Thanks very much for your continued work on this project, Jamie!

Accepted Summer of Code projects

First, many apologies to our Google Summer of Code students for not posting about which projects we had accepted for this summer. The NGS release took an amazing amount of time and I’m finally getting on top of the backlog of things to catch up on.

Now on to introduce the projects for this year:

Eliza Gebow (Batsy) has been accepted to hack on Embeddable Widgets that will allow anyone to embed a MusicBrainz widget into their site/blog/whatever that will dynamically display MusicBrainz information about artists, releases, recordings and possible works if there is enough time. You can follow Eliza’s progress on her blog.

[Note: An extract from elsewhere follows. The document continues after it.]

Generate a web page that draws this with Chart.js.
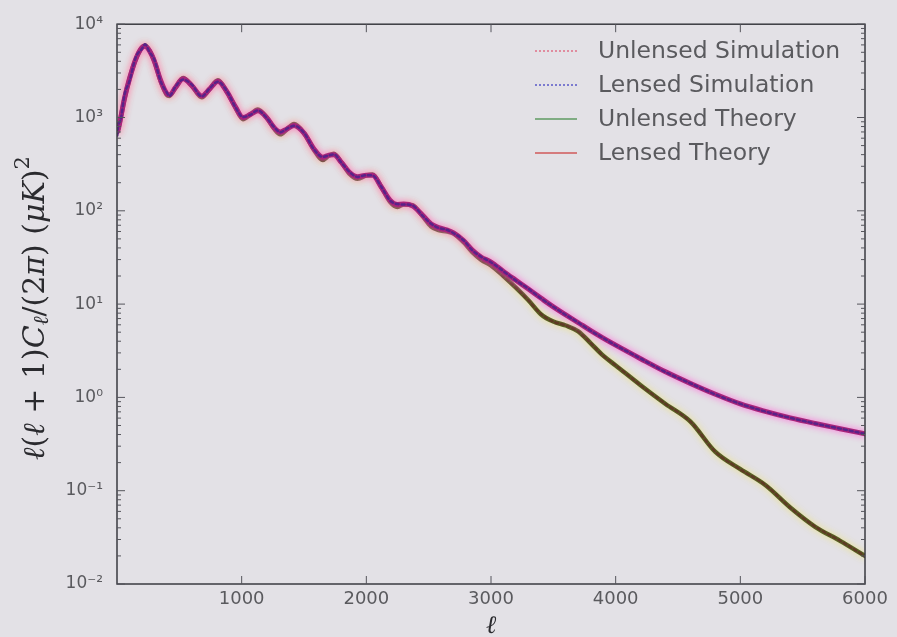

Ian McEwen (ianmcorvidae) has already been madly hacking on improving our timeline and statistics pages. The goal of the project is to provide MusicBrainz users with a comprehensive tool for examining the growth of the MusicBrainz data and to understand how changes in MusicBrainz features and policy affect our database. Follow
Ian’s progress on his blog
.

Last, but not least, Michael Wiencek (bitmap) is spending his time this summer hacking on Picard. First Micheal is focusing to make Picard ready for the NGS site — as we were developing NGS we didn’t have the resources to make Picard ready for NGS. Michael is fixing this and adding some new features to Picard as well. Michael has overcome his dislike for blog and you can follow his progress on his blog.

Most amazingly, both Ian and Michael have already shipped working code as part of their GSoC work. Ian’s bare bones timeline is now live on the NGS site and Michael has already released a new beta version of Picard. Amazing stuff — please keep up the good work!